▼

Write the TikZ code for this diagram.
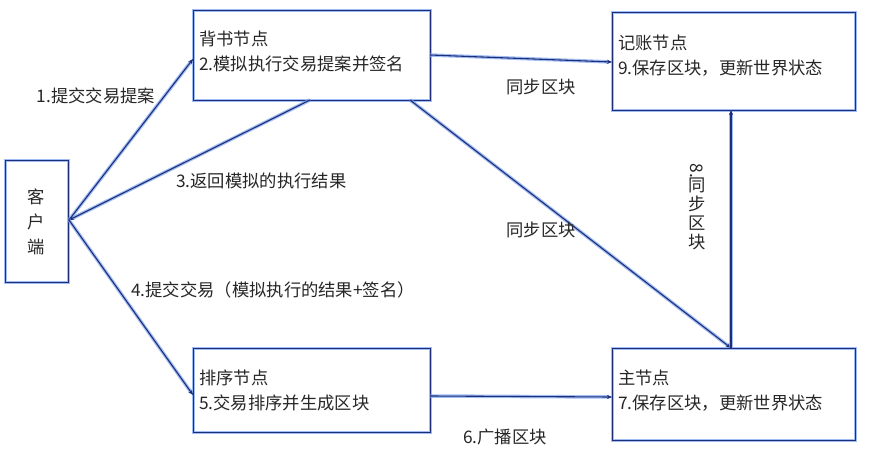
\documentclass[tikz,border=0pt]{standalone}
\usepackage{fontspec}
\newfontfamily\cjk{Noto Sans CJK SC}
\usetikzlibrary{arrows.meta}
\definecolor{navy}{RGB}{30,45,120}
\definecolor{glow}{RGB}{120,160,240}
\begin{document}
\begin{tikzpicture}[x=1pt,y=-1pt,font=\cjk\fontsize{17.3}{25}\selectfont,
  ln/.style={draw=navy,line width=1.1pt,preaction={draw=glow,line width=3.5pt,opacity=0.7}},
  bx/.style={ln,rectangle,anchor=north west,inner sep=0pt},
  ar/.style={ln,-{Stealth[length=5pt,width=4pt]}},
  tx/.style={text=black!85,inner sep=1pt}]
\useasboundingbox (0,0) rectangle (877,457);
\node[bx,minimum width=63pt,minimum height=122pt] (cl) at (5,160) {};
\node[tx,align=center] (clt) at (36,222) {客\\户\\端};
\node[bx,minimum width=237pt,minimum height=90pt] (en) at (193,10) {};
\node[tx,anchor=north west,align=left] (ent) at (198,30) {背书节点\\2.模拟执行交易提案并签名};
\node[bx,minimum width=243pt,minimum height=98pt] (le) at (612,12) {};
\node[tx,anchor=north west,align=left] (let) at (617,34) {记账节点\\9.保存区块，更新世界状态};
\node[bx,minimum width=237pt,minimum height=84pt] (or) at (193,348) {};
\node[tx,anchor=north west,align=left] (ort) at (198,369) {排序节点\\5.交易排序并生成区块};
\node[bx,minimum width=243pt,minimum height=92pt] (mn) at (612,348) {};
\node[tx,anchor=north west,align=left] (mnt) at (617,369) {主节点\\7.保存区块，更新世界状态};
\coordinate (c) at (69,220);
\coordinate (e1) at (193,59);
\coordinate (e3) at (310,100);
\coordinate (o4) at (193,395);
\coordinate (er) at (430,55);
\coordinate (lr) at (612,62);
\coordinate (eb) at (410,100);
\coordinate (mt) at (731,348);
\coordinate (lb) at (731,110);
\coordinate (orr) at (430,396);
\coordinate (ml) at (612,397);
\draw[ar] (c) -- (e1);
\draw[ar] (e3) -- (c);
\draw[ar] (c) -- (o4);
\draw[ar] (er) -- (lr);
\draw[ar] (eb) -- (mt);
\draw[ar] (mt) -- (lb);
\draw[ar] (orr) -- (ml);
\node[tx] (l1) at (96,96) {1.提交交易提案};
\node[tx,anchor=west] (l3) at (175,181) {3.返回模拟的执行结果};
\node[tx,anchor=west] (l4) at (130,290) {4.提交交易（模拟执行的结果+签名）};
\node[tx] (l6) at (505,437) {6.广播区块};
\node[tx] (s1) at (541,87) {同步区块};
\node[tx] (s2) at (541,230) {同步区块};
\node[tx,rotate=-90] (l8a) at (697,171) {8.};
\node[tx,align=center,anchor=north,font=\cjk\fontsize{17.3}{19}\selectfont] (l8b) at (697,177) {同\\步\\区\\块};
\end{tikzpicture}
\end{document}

▲

= Task prompt =
Quote the data above in full and without alteration; skip the pictures.

= Exercise solution =
Write the TikZ code for this diagram.
\documentclass[tikz,border=0pt]{standalone}
\usepackage{fontspec}
\newfontfamily\cjk{Noto Sans CJK SC}
\usetikzlibrary{arrows.meta}
\definecolor{navy}{RGB}{30,45,120}
\definecolor{glow}{RGB}{120,160,240}
\begin{document}
\begin{tikzpicture}[x=1pt,y=-1pt,font=\cjk\fontsize{17.3}{25}\selectfont,
  ln/.style={draw=navy,line width=1.1pt,preaction={draw=glow,line width=3.5pt,opacity=0.7}},
  bx/.style={ln,rectangle,anchor=north west,inner sep=0pt},
  ar/.style={ln,-{Stealth[length=5pt,width=4pt]}},
  tx/.style={text=black!85,inner sep=1pt}]
\useasboundingbox (0,0) rectangle (877,457);
\node[bx,minimum width=63pt,minimum height=122pt] (cl) at (5,160) {};
\node[tx,align=center] (clt) at (36,222) {客\\户\\端};
\node[bx,minimum width=237pt,minimum height=90pt] (en) at (193,10) {};
\node[tx,anchor=north west,align=left] (ent) at (198,30) {背书节点\\2.模拟执行交易提案并签名};
\node[bx,minimum width=243pt,minimum height=98pt] (le) at (612,12) {};
\node[tx,anchor=north west,align=left] (let) at (617,34) {记账节点\\9.保存区块，更新世界状态};
\node[bx,minimum width=237pt,minimum height=84pt] (or) at (193,348) {};
\node[tx,anchor=north west,align=left] (ort) at (198,369) {排序节点\\5.交易排序并生成区块};
\node[bx,minimum width=243pt,minimum height=92pt] (mn) at (612,348) {};
\node[tx,anchor=north west,align=left] (mnt) at (617,369) {主节点\\7.保存区块，更新世界状态};
\coordinate (c) at (69,220);
\coordinate (e1) at (193,59);
\coordinate (e3) at (310,100);
\coordinate (o4) at (193,395);
\coordinate (er) at (430,55);
\coordinate (lr) at (612,62);
\coordinate (eb) at (410,100);
\coordinate (mt) at (731,348);
\coordinate (lb) at (731,110);
\coordinate (orr) at (430,396);
\coordinate (ml) at (612,397);
\draw[ar] (c) -- (e1);
\draw[ar] (e3) -- (c);
\draw[ar] (c) -- (o4);
\draw[ar] (er) -- (lr);
\draw[ar] (eb) -- (mt);
\draw[ar] (mt) -- (lb);
\draw[ar] (orr) -- (ml);
\node[tx] (l1) at (96,96) {1.提交交易提案};
\node[tx,anchor=west] (l3) at (175,181) {3.返回模拟的执行结果};
\node[tx,anchor=west] (l4) at (130,290) {4.提交交易（模拟执行的结果+签名）};
\node[tx] (l6) at (505,437) {6.广播区块};
\node[tx] (s1) at (541,87) {同步区块};
\node[tx] (s2) at (541,230) {同步区块};
\node[tx,rotate=-90] (l8a) at (697,171) {8.};
\node[tx,align=center,anchor=north,font=\cjk\fontsize{17.3}{19}\selectfont] (l8b) at (697,177) {同\\步\\区\\块};
\end{tikzpicture}
\end{document}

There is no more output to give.